*What you will do*:
Copy the first line of the entries below and every line after it through the line containing "const data = names.map((n, i)". Do not include pictures.
* Start Data section *
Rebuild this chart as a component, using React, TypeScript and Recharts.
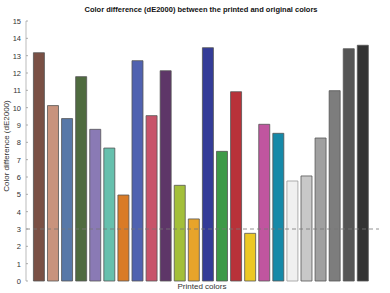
import { ComposedChart, Bar, Cell, XAxis, YAxis, ReferenceLine } from 'recharts';

const names = [
  'c1', 'c2', 'c3', 'c4', 'c5', 'c6', 'c7', 'c8', 'c9', 'c10', 'c11', 'c12',
  'c13', 'c14', 'c15', 'c16', 'c17', 'c18', 'c19', 'c20', 'c21', 'c22', 'c23', 'c24',
];

const dE = [
  13.17, 10.12, 9.37, 11.79, 8.75, 7.67, 4.96, 12.71, 9.54, 12.13, 5.52, 3.58,
  13.46, 7.48, 10.92, 2.75, 9.04, 8.52, 5.77, 6.06, 8.25, 10.98, 13.4, 13.6,
];

const colors = [
  '#7a5045', '#c8937d', '#5878a8', '#4f6b3f', '#8a7ab5', '#66c0ad', '#d97b27', '#5062b0',
  '#c8546a', '#5e3668', '#a3bf3a', '#e8a42a', '#343c98', '#3e9a48', '#b83239', '#ecc825',
  '#c0559f', '#1689a8', '#f0f0f0', '#c8c8c8', '#a0a0a0', '#7d7d7d', '#555555', '#333333',
];

const yTicks = [0, 1, 2, 3, 4, 5, 6, 7, 8, 9, 10, 11, 12, 13, 14, 15];

const FONT = 'Liberation Sans, Arial, sans-serif';

function YTick(props: any) {
  const { x, y, payload } = props;
  return (
    <g>
      <line x1={x + 5} x2={x + 7} y1={y} y2={y} stroke="#999" strokeWidth={0.8} />
      <text x={x} y={y} dy={3} textAnchor="end" fontSize={7.5} fill="#333" fontFamily={FONT}>
        {payload.value}
      </text>
    </g>
  );
}

export default function App() {
  const data = names.map((n, i) => ({ name: n, value: dE[i] }));

  return (
    <div style={{ position: 'absolute', left: 0, top: 0, width: 390, height: 293, background: '#fff' }}>
      <ComposedChart
        width={390}
        height={293}
        data={data}
        margin={{ top: 21, right: 11, bottom: 12, left: 0 }}
        barCategoryGap="10%"
      >
        <XAxis
          dataKey="name"
          tick={false}
          tickLine={false}
          height={0}
          padding={{ left: 6, right: 9 }}
          axisLine={{ stroke: '#bbb' }}
        />
        <YAxis
          domain={[0, 15]}
          ticks={yTicks}
          width={26}
          tickSize={0}
          tickMargin={5}
          tick={<YTick />}
          axisLine={{ stroke: '#bbb' }}
          tickLine={false}
          interval={0}
        />
        <ReferenceLine y={3} stroke="#777" strokeDasharray="4 3" strokeWidth={0.8} />
        <Bar dataKey="value" isAnimationActive={false} stroke="#666" strokeWidth={0.8}>
          {data.map((d, i) => (
            <Cell key={d.name} fill={colors[i]} stroke={i === 18 ? '#999' : '#555'} />
          ))}
        </Bar>
      </ComposedChart>
      <div
        style={{
          position: 'absolute', left: 0, width: 402, top: 5, textAlign: 'center',
          fontFamily: FONT, fontSize: 7.5, fontWeight: 'bold', color: '#111',
        }}
      >
        Color difference (dE2000) between the printed and original colors
      </div>
      <div
        style={{
          position: 'absolute', left: 0, width: 404, top: 282, textAlign: 'center',
          fontFamily: FONT, fontSize: 8, color: '#333',
        }}
      >
        Printed colors
      </div>
      <div
        style={{
          position: 'absolute', left: 7, top: 146, width: 0, height: 0,
        }}
      >
        <div
          style={{
            position: 'absolute', left: -60, top: -6, width: 120, textAlign: 'center',
            transform: 'rotate(-90deg)', fontFamily: FONT, fontSize: 8, color: '#333',
            whiteSpace: 'nowrap', lineHeight: '12px',
          }}
        >
          Color difference (dE2000)
        </div>
      </div>
    </div>
  );
}
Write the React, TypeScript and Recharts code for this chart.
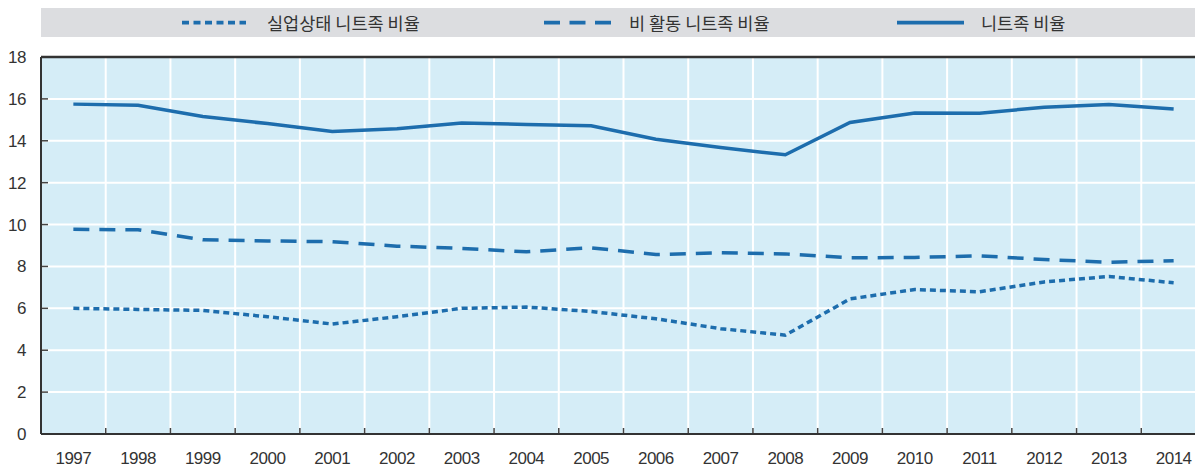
import React from 'react';
import { LineChart, Line, XAxis, YAxis, CartesianGrid, ReferenceLine } from 'recharts';

const years = ['1997', '1998', '1999', '2000', '2001', '2002', '2003', '2004', '2005', '2006', '2007', '2008', '2009', '2010', '2011', '2012', '2013', '2014'];
const unemployedNeet = [6.0, 5.95, 5.9, 5.6, 5.25, 5.6, 6.0, 6.06, 5.85, 5.5, 5.03, 4.72, 6.45, 6.9, 6.79, 7.26, 7.52, 7.22];
const inactiveNeet = [9.77, 9.75, 9.27, 9.22, 9.18, 8.97, 8.86, 8.7, 8.89, 8.57, 8.65, 8.6, 8.41, 8.43, 8.51, 8.33, 8.2, 8.27];
const neetTotal = [15.75, 15.7, 15.16, 14.82, 14.44, 14.58, 14.85, 14.78, 14.72, 14.07, 13.68, 13.33, 14.87, 15.33, 15.32, 15.6, 15.73, 15.52];
const yTicks = [0, 2, 4, 6, 8, 10, 12, 14, 16, 18];
const seriesNames = ['실업상태 니트족 비율', '비 활동 니트족 비율', '니트족 비율'];

const data = years.map((y, i) => ({
  year: y,
  unemployed: unemployedNeet[i],
  inactive: inactiveNeet[i],
  total: neetTotal[i],
}));

const BLUE = '#1d6dad';
const DARK = '#333333';
const DOT = '6 4';
const DASH = '16 10';

const renderVertical = (p: any) => (
  <g key={p.key ?? `v-${p.index}`}>
    <line x1={p.x1} y1={p.y1} x2={p.x2} y2={p.y2} stroke="#ffffff" strokeWidth={2} />
    <line x1={p.x1} y1={p.y2 - 6} x2={p.x2} y2={p.y2} stroke="#444" strokeWidth={1.5} />
  </g>
);

const renderHorizontal = (p: any) => (
  <g key={p.key ?? `h-${p.index}`}>
    <line x1={p.x1} y1={p.y1} x2={p.x2} y2={p.y2} stroke="#ffffff" strokeWidth={2} />
    <line x1={p.x1} y1={p.y1} x2={p.x1 + 7} y2={p.y2} stroke="#444" strokeWidth={1.5} />
  </g>
);

const tickFont = {
  fontFamily: '"Liberation Sans", Arial, Helvetica, sans-serif',
  fontSize: 17,
  fill: DARK,
  letterSpacing: -0.5,
};

const legendFont = '"Noto Sans CJK KR", "Noto Sans", sans-serif';

export default function App() {
  return (
    <div style={{ position: 'relative', width: 1203, height: 467, overflow: 'hidden', margin: '-8px 0 0 -8px', background: '#fff' }}>
      <LineChart
        width={1206}
        height={467}
        data={data}
        margin={{ top: 57, right: 0, left: 0, bottom: 0 }}
      >
        <CartesianGrid
          fill="#d5edf7"
          stroke="#ffffff"
          vertical={renderVertical}
          horizontal={renderHorizontal}
          verticalCoordinatesGenerator={({ offset }: any) =>
            years.slice(1).map((_, i) => offset.left + ((i + 1) * offset.width) / years.length)
          }
        />
        <ReferenceLine y={18} stroke={DARK} strokeWidth={2.5} />
        <XAxis
          dataKey="year"
          scale="band"
          height={33}
          interval={0}
          tickLine={false}
          tickSize={0}
          tickMargin={18}
          axisLine={{ stroke: DARK, strokeWidth: 2 }}
          tick={tickFont}
        />
        <YAxis
          width={41}
          domain={[0, 18]}
          ticks={yTicks}
          interval={0}
          tickLine={false}
          tickSize={0}
          tickMargin={15}
          axisLine={{ stroke: DARK, strokeWidth: 2 }}
          tick={tickFont}
        />
        <Line
          dataKey="unemployed"
          name={seriesNames[0]}
          stroke={BLUE}
          strokeWidth={3.5}
          strokeDasharray={DOT}
          dot={false}
          activeDot={false}
          isAnimationActive={false}
        />
        <Line
          dataKey="inactive"
          name={seriesNames[1]}
          stroke={BLUE}
          strokeWidth={3.5}
          strokeDasharray={DASH}
          dot={false}
          activeDot={false}
          isAnimationActive={false}
        />
        <Line
          dataKey="total"
          name={seriesNames[2]}
          stroke={BLUE}
          strokeWidth={3.5}
          dot={false}
          activeDot={false}
          isAnimationActive={false}
        />
      </LineChart>
      <div style={{ position: 'absolute', left: 41, top: 6, width: 1162, height: 31, background: '#dcdde0' }}>
        <svg width={1162} height={31} style={{ display: 'block' }}>
          <line x1={141} y1={16.7} x2={205} y2={16.7} stroke={BLUE} strokeWidth={3.7} strokeDasharray="7 4.5" />
          <text x={226} y={16.5} dominantBaseline="central" fontSize={17.5} fill={DARK} fontFamily={legendFont}>{seriesNames[0]}</text>
          <line x1={503} y1={16.7} x2={570} y2={16.7} stroke={BLUE} strokeWidth={3.7} strokeDasharray="16 9.5" />
          <text x={588} y={16.5} dominantBaseline="central" fontSize={17.5} fill={DARK} fontFamily={legendFont}>{seriesNames[1]}</text>
          <line x1={856} y1={16.7} x2={923} y2={16.7} stroke={BLUE} strokeWidth={3.7} />
          <text x={940} y={16.5} dominantBaseline="central" fontSize={17.5} fill={DARK} fontFamily={legendFont}>{seriesNames[2]}</text>
        </svg>
      </div>
    </div>
  );
}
* End Data section *
*Written reply*:
Rebuild this chart as a component, using React, TypeScript and Recharts.
import { ComposedChart, Bar, Cell, XAxis, YAxis, ReferenceLine } from 'recharts';

const names = [
  'c1', 'c2', 'c3', 'c4', 'c5', 'c6', 'c7', 'c8', 'c9', 'c10', 'c11', 'c12',
  'c13', 'c14', 'c15', 'c16', 'c17', 'c18', 'c19', 'c20', 'c21', 'c22', 'c23', 'c24',
];

const dE = [
  13.17, 10.12, 9.37, 11.79, 8.75, 7.67, 4.96, 12.71, 9.54, 12.13, 5.52, 3.58,
  13.46, 7.48, 10.92, 2.75, 9.04, 8.52, 5.77, 6.06, 8.25, 10.98, 13.4, 13.6,
];

const colors = [
  '#7a5045', '#c8937d', '#5878a8', '#4f6b3f', '#8a7ab5', '#66c0ad', '#d97b27', '#5062b0',
  '#c8546a', '#5e3668', '#a3bf3a', '#e8a42a', '#343c98', '#3e9a48', '#b83239', '#ecc825',
  '#c0559f', '#1689a8', '#f0f0f0', '#c8c8c8', '#a0a0a0', '#7d7d7d', '#555555', '#333333',
];

const yTicks = [0, 1, 2, 3, 4, 5, 6, 7, 8, 9, 10, 11, 12, 13, 14, 15];

const FONT = 'Liberation Sans, Arial, sans-serif';

function YTick(props: any) {
  const { x, y, payload } = props;
  return (
    <g>
      <line x1={x + 5} x2={x + 7} y1={y} y2={y} stroke="#999" strokeWidth={0.8} />
      <text x={x} y={y} dy={3} textAnchor="end" fontSize={7.5} fill="#333" fontFamily={FONT}>
        {payload.value}
      </text>
    </g>
  );
}

export default function App() {
  const data = names.map((n, i) => ({ name: n, value: dE[i] }));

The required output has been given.